Video replay retains the pulse signal, so for Pulse, it is almost equivalent to a real face; But a photo is a static object with no physiological movement, making it a clean illusion for Pulse.

Conclusion

This paper not only proposed a new method but also opened a whole new branch in the FAS technology landscape.

At the time, rPPG was still a niche technology in the physiological monitoring field and was never considered a major player in counteracting spoofing attacks. However, this paper gave it a clear position: no longer relying on the appearance of the face, but on recognizing "life" itself.

This concept was quite radical at the time.

After all, in mainstream views back then, the definition of "face" was still based on textures, lighting, and depth, with very few people focusing on the physiological signals behind the image. This paper, however, attempted to bring that faint pulse to the stage and proved that six-dimensional heartbeat features could outperform thousand-dimensional texture descriptors in cross-domain generalization.
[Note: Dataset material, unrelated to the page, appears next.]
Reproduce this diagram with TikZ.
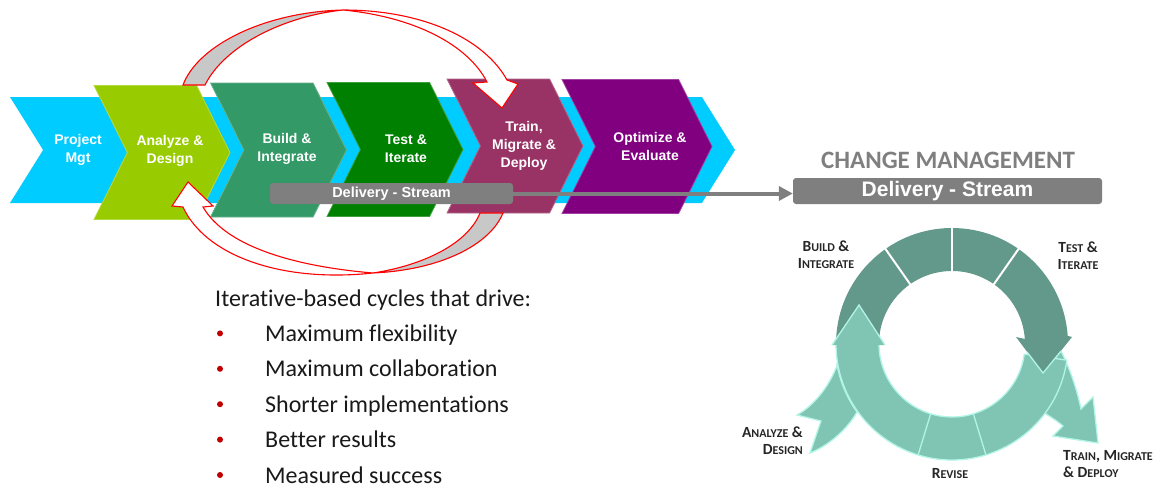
\documentclass[tikz,border=0pt]{standalone}
\usepackage{fontspec}
\setmainfont{Carlito}[Ligatures={NoCommon,NoRequired,NoContextual}]
\newfontfamily\arialfont{Liberation Sans}
\usetikzlibrary{shapes.symbols,calc,arrows.meta}

\definecolor{cyanbg}{HTML}{00CCFF}
\definecolor{anbg}{HTML}{99CC00}
\definecolor{bibg}{HTML}{339966}
\definecolor{tibg}{HTML}{008000}
\definecolor{tmbg}{HTML}{993366}
\definecolor{oebg}{HTML}{800080}
\definecolor{streamgray}{HTML}{7F7F7F}
\definecolor{ribbongray}{HTML}{C8C8C8}
\definecolor{darkteal}{HTML}{62998A}
\definecolor{lightteal}{HTML}{80C4B4}
\definecolor{tealedge}{HTML}{B2F5E6}
\definecolor{labelgray}{HTML}{262626}
\definecolor{bulletred}{HTML}{C00000}

\newcommand\smallcap[2]{{\fontsize{15.5}{17}\selectfont #1}{\fontsize{12}{17}\selectfont #2}}

\tikzset{
  stage/.style={signal, signal to=east, signal from=west, signal pointer angle=127,
    minimum width=136, minimum height=134, inner sep=0, outer sep=0,
    fill=#1, draw=#1!75!white, line width=0.8},
  stagetext/.style={align=center, text=white, inner sep=0,
    font=\arialfont\bfseries\fontsize{14}{18}\selectfont},
  streambar/.style={fill=streamgray, rounded corners=3, text=white, inner sep=0},
  ribbonfront/.style={draw=red, line width=1.1, fill=white},
  ribbonback/.style={draw=red, line width=1.1, fill=ribbongray},
  lightline/.style={draw=tealedge, line width=1.3},
  cyclelabel/.style={text=labelgray, inner sep=0, font=\bfseries\fontsize{15.5}{17}\selectfont},
  listitem/.style={anchor=base west, inner sep=0, text=black!90,
    font=\fontsize{24}{28}\selectfont},
  bulletdot/.style={circle, fill=bulletred, minimum size=6, inner sep=0}
}

\begin{document}
\begin{tikzpicture}[x=1pt,y=1pt]
  \useasboundingbox (0,0) rectangle (1155,-487);

  % chevron row
  \node[stage=cyanbg, signal pointer angle=116, minimum width=725, minimum height=106, draw=none] (band) at (372.5,-150) {};
  \node[stage=anbg] (ad) at (162,-152.5) {};
  \node[stage=bibg] (bi) at (278.5,-150) {};
  \node[stage=tibg] (ti) at (395,-149.5) {};
  \node[stage=tmbg] (tm) at (515,-146) {};
  \node[stage=oebg, minimum width=150] (oe) at (637,-146.5) {};

  \node[stagetext] (pmt) at (78,-150) {Project\\Mgt};
  \node[stagetext] (adt) at (170,-151) {Analyze \&\\Design};
  \node[stagetext] (bit) at (287,-149) {Build \&\\Integrate};
  \node[stagetext] (tit) at (406,-149) {Test \&\\Iterate};
  \node[stagetext] (tmt) at (524,-146) {Train,\\Migrate \&\\Deploy};
  \node[stagetext] (oet) at (650,-146) {Optimize \&\\Evaluate};

  % loop-back ribbons
  \filldraw[ribbonback] (183,-85) .. controls (198,-45) and (265,-12) .. (343,-10)
    .. controls (285,-16) and (225,-45) .. (205,-85) -- cycle;
  \filldraw[ribbonfront] (343,-10) .. controls (425,-10) and (485,-40) .. (507,-80)
    -- (518,-84) -- (502,-108) -- (473,-83) -- (487,-82)
    .. controls (468,-45) and (415,-17) .. (343,-10) -- cycle;
  \filldraw[ribbonback] (503,-213) .. controls (490,-245) and (440,-270) .. (373,-273)
    .. controls (425,-265) and (468,-243) .. (480,-213) -- cycle;
  \filldraw[ribbonfront] (373,-273) .. controls (280,-283) and (205,-255) .. (183,-207)
    -- (172,-206) -- (188,-182) -- (213,-206) -- (203,-207)
    .. controls (225,-245) and (290,-266) .. (373,-273) -- cycle;

  % delivery stream
  \node[streambar, minimum width=243, minimum height=21,
    font=\arialfont\bfseries\fontsize{14.5}{16}\selectfont] (dsl) at (391.5,-193.5) {Delivery - Stream};
  \node[streambar, minimum width=309, minimum height=26,
    font=\arialfont\bfseries\fontsize{21}{24}\selectfont] (dsr) at (947.5,-191) {Delivery - Stream};
  \node[text=streamgray, inner sep=0, font=\bfseries\fontsize{25}{28}\selectfont] (cm) at (948,-160) {CHANGE MANAGEMENT};
  \draw[streamgray, line width=4, -{Triangle[length=14pt,width=14pt]}] (dsl.east) -- (dsl.east -| dsr.west);

  % text list
  \node[listitem] (intro) at (215,-306) {Iterative-based cycles that drive:};
  \foreach \txt [count=\i] in {Maximum flexibility, Maximum collaboration, Shorter implementations, Better results, Measured success} {
    \node[listitem] (item\i) at (265,{-306-35.4*\i}) {\txt};
    \node[bulletdot] (dot\i) at (220,{-298-35.4*\i}) {};
  }

  % change management cycle
  \coordinate (cc) at (952,-344);
  \filldraw[fill=lightteal, lightline] (1043,-412) -- (1043,-373) -- (1061,-351)
    .. controls (1068,-365) and (1076,-385) .. (1081,-409) -- (1093,-397) -- (1098,-443)
    -- (1053,-436) -- (1063,-426) .. controls (1056,-420) and (1049,-416) .. (1043,-412) -- cycle;
  \filldraw[fill=lightteal, lightline] (838,-363) .. controls (830,-385) and (815,-405) .. (797,-415)
    -- (821,-421) -- (810,-453) .. controls (830,-445) and (848,-428) .. (857,-412)
    arc[start angle=215.6, end angle=189.5, radius=116] -- cycle;
  \filldraw[fill=lightteal, lightline] (cc) ++(180:116) arc[start angle=180, end angle=352, radius=116]
    -- ($(cc)+(352:73)$) arc[start angle=352, end angle=180, radius=73] -- cycle;
  \fill[darkteal] (cc) ++(178:116) arc[start angle=178, end angle=4, radius=116]
    -- (1072,-337) -- (1043,-373) -- (1016,-337)
    -- ($(cc)+(4:73)$) arc[start angle=4, end angle=178, radius=73] -- cycle;
  \draw[lightline] (1027,-352) -- (1043,-373) -- (1061,-351);
  \fill[lightteal] (832,-345) -- (859,-305) -- (885,-345) -- cycle;
  \draw[lightline] (832,-345) -- (859,-305) -- (885,-345);
  \foreach \a in {55,90,125}
    \draw[white, line width=2] ($(cc)+(\a:72)$) -- ($(cc)+(\a:117)$);
  \foreach \a in {253,287}
    \draw[lightline] ($(cc)+(\a:73)$) -- ($(cc)+(\a:116)$);

  \node[cyclelabel, align=center] (bil) at (826,-255) {\smallcap{B}{UILD} \&\\\smallcap{I}{NTEGRATE}};
  \node[cyclelabel, align=center] (til) at (1078,-256) {\smallcap{T}{EST} \&\\\smallcap{I}{TERATE}};
  \node[cyclelabel, align=right, anchor=east] (adl) at (803,-441) {\smallcap{A}{NALYZE} \&\\\smallcap{D}{ESIGN}};
  \node[cyclelabel] (rvl) at (950,-474) {\smallcap{R}{EVISE}};
  \node[cyclelabel, align=left, anchor=west] (tml) at (1063,-464) {\smallcap{T}{RAIN}, \smallcap{M}{IGRATE}\\\& \smallcap{D}{EPLOY}};
\end{tikzpicture}
\end{document}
Unfortunately, this method is not perfect, and it could be said that it has many flaws:

It was almost helpless against video attacks;
It is highly sensitive to lighting, image quality, and skin tone;

Most importantly: It cannot solve the problem through data augmentation or large model stacking, which in the era of deep learning is almost intolerable!

But precisely because of this, it revealed the possibility of another design direction:

Sometimes, rather than expanding the model, switching dimensions can break through the existing methods' blind spots.

After this paper, various rPPG-based methods began to evolve: CFrPPG, MCCFrPPG, MSTCT, etc. Some improved signal stability, some combined frequency domain discrimination, and some tried to integrate with infrared signals. FAS technology has gone through multiple style changes, but "live signals" remain one of the most irreplaceable clues in counteracting high-realism attacks.

Even though we no longer use rPPG for FAS today, its spirit still holds a place in the hearts of every developer.